音楽とは何か、表現とは何か、そして“生きる”とはどういうことなのか。

そんな普段は見ないふりをしてしまう問いに、静かに手を引かれるような映画でした。

まだ観ていない方には、ぜひ一度じっくりと時間を取って向き合ってみてほしい。
そして観終えたあと、ぜひあのラストのライブシーンをもう一度、心の中で再生してみてください。


🎯 総合評価

おすすめ度:

内容評価:89点/100点

演出・音楽・キャストの再現度など、あらゆる面で非常に完成度の高い作品でした。特にラスト20分のライブ・エイド再現は圧巻で、演技を超えた“体験”として心に残りました。

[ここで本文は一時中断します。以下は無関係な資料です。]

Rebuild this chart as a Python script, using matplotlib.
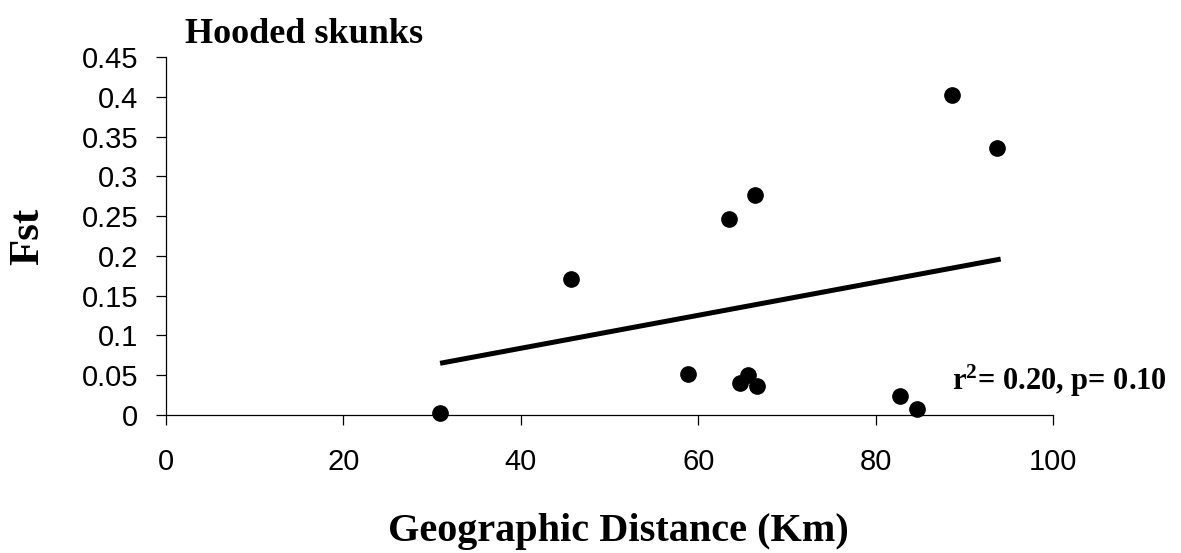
import matplotlib
matplotlib.use("Agg")
import matplotlib.pyplot as plt

# ---- data ----
distance_km = [30.9, 45.7, 58.8, 63.5, 64.7, 65.6, 66.4, 66.6, 82.7, 84.7, 88.6, 93.7]
fst = [0.003, 0.171, 0.052, 0.246, 0.040, 0.050, 0.277, 0.036, 0.024, 0.008, 0.402, 0.336]
trend_x = [30.9, 94.1]
trend_y = [0.065, 0.196]
x_ticks = [0, 20, 40, 60, 80, 100]
x_tick_labels = ["0", "20", "40", "60", "80", "100"]
y_ticks = [0, 0.05, 0.1, 0.15, 0.2, 0.25, 0.3, 0.35, 0.4, 0.45]
y_tick_labels = ["0", "0.05", "0.1", "0.15", "0.2", "0.25", "0.3", "0.35", "0.4", "0.45"]
title_text = "Hooded skunks"
x_label = "Geographic Distance (Km)"
y_label = "Fst"
stats_text = r"r$^2$= 0.20, p= 0.10"

plt.rcParams["mathtext.fontset"] = "custom"
plt.rcParams["mathtext.rm"] = "Liberation Serif:bold"
plt.rcParams["mathtext.bf"] = "Liberation Serif:bold"
plt.rcParams["mathtext.it"] = "Liberation Serif:bold"

W, H = 1181, 553
fig = plt.figure(figsize=(W / 100, H / 100), dpi=100)
ax = fig.add_axes([166 / W, 1 - 415 / H, (1053 - 166) / W, (415 - 57) / H])

ax.scatter(distance_km, fst, s=11 ** 2, color="black", zorder=3, clip_on=False)
ax.plot(trend_x, trend_y, color="black", linewidth=3.6, solid_capstyle="butt", zorder=2)

ax.set_xlim(0, 100)
ax.set_ylim(0, 0.45)
ax.set_xticks(x_ticks)
ax.set_xticklabels(x_tick_labels, fontfamily="Liberation Sans", fontsize=21)
ax.set_yticks(y_ticks)
ax.set_yticklabels(y_tick_labels, fontfamily="Liberation Sans", fontsize=21)

for side in ["top", "right"]:
    ax.spines[side].set_visible(False)
for side in ["left", "bottom"]:
    ax.spines[side].set_linewidth(0.9)
ax.tick_params(axis="both", direction="out", length=7.5, width=0.9, colors="black")
ax.tick_params(axis="x", pad=16)
ax.tick_params(axis="y", pad=12.5)

ax.text(88.6, 0.031, stats_text, fontfamily="Liberation Serif", fontweight="bold",
        fontsize=22, ha="left", va="baseline", clip_on=False)

fig.text(185 / W, 1 - 43 / H, title_text, fontfamily="Liberation Serif",
         fontweight="bold", fontsize=26, ha="left", va="baseline")
fig.text(618 / W, 1 - 541 / H, x_label, fontfamily="Liberation Serif",
         fontweight="bold", fontsize=29, ha="center", va="baseline")
fig.text(28 / W, 1 - 236 / H, y_label, fontfamily="Liberation Serif",
         fontweight="bold", fontsize=31, ha="center", va="center", rotation=90)

fig.savefig("out.png", dpi=100, facecolor="white")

一方で、時系列の改変やドラマチックな脚色に対しては「事実との違い」を気にする声もあるかもしれません。ですが、それを踏まえても「音楽という人生」をここまで力強く映像化した功績は大きく、“伝記映画”というジャンルの中でも一線を画す作品だと感じました。

Queenのファンはもちろん、知らなかった人にもぜひ観てほしい1本。「自分らしく生きる」とは何かを、音楽で教えてくれる映画です。